Parity bits cover positions whose binary index has a 1 in the corresponding bit:

$p_1$ covers positions with bit 0 set: {1, 3, 5, 7}. $p_2$ covers positions with bit 1 set: {2, 3, 6, 7}. $p_3$ covers positions with bit 2 set: {4, 5, 6, 7}.

Calculate parity bits (even parity):

$p_1$ : positions 1, 3, 5, 7 $\to$ data at 3, 5, 7 are 1, 0, 1. Sum = 0 (even) $\to$ $p_1 = 0$ .

$p_2$ : positions 2, 3, 6, 7 $\to$ data at 3, 6, 7 are 1, 1, 1. Sum = 1 (odd) $\to$ $p_2 = 1$ .

$p_3$ : positions 4, 5, 6, 7 $\to$ data at 5, 6, 7 are 0, 1, 1. Sum = 0 (even) $\to$ $p_3 = 0$ .

Transmitted codeword: $0\;1\;1\;0\;0\;1\;1$

Error correction. Suppose bit 6 is flipped during transmission. Received word: $0\;1\;1\;0\;0\;0\;1$

Compute syndrome bits:

$S_1$ : check positions 1, 3, 5, 7 $\to$ $0 + 1 + 0 + 1 = 0$ (even, OK).

$S_2$ : check positions 2, 3, 6, 7 $\to$ $1 + 1 + 0 + 1 = 1$ (odd, error).

$S_3$ : check positions 4, 5, 6, 7 $\to$ $0 + 0 + 0 + 1 = 1$ (odd, error).

Syndrome = $S_3 S_2 S_1 = 110_2 = 6$ . The error is at position 6. Flip bit 6: Corrected word = $0\;1\;1\;0\;0\;1\;1$ .

Answer: The Hamming code detects and corrects the single-bit error at position 6.

Cyclic Redundancy Check (CRC). A polynomial code widely used (Ethernet, Wi-Fi, USB).

Append $r$ zero bits to the message ( $r$ = degree of generator polynomial $G(x)$ ).
Divide the augmented message polynomial by $G(x)$ using modulo-2 arithmetic.
Append the remainder (CRC) to the original message.
Receiver divides by $G(x)$ ; zero remainder means no error.

Theorem 3.1. CRC detects all single-bit errors, all double-bit errors (if $G(x)$ has factor $(x+1)$ ), all odd-numbered errors, and all burst errors of length $\leq r$ .

Worked Example: CRC Polynomial Division

Compute the CRC for message 110100 using generator $G(x) = x^3 + x + 1$ (binary 1011Degree $r = 3$ ).

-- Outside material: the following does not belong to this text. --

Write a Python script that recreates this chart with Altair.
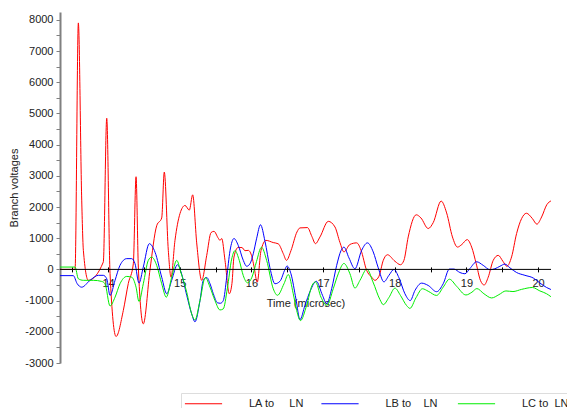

Step 1: Append $r = 3$ zero bits $\to$ augmented message: 110100000.

Step 2: Perform modulo-2 (XOR) polynomial division.

$M(x) = x^5 + x^4 + x^2, \quad G(x) = x^3 + x + 1$

$M_{\mathrm{aug}(x) = x^8 + x^7 + x^5}$

Division steps:

$x^8 / x^3 = x^5$ . Multiply: $x^5 G(x) = x^8 + x^6 + x^5$ . Subtract (XOR): $(x^8 + x^7 + x^5) + (x^8 + x^6 + x^5) = x^7 + x^6$ .
$x^7 / x^3 = x^4$ . Multiply: $x^4 G(x) = x^7 + x^5 + x^4$ . Subtract: $(x^7 + x^6) + (x^7 + x^5 + x^4) = x^6 + x^5 + x^4$ .
$x^6 / x^3 = x^3$ . Multiply: $x^3 G(x) = x^6 + x^4 + x^3$ . Subtract: $(x^6 + x^5 + x^4) + (x^6 + x^4 + x^3) = x^5 + x^3$ .
$x^5 / x^3 = x^2$ . Multiply: $x^2 G(x) = x^5 + x^3 + x^2$ . Subtract: $(x^5 + x^3) + (x^5 + x^3 + x^2) = x^2$ .
Degree of $x^2$ (which is 2) is less than degree of $G(x)$ (which is 3). Stop.

Remainder: $x^2$ = binary 100.

Step 3: Append remainder to original message. Transmitted codeword: 110100100.

Verification. The receiver divides 110100100 by 1011. Since $x^2$ was chosen as the remainder, $(x^8 + x^7 + x^5) + x^2 = (x^5 + x^4 + x^3 + x^2) \cdot G(x)$ So the division yields remainder 0, Confirming no error.

3.3 MAC Protocols

ALOHA. Transmit whenever ready; if collision, wait random time and retransmit.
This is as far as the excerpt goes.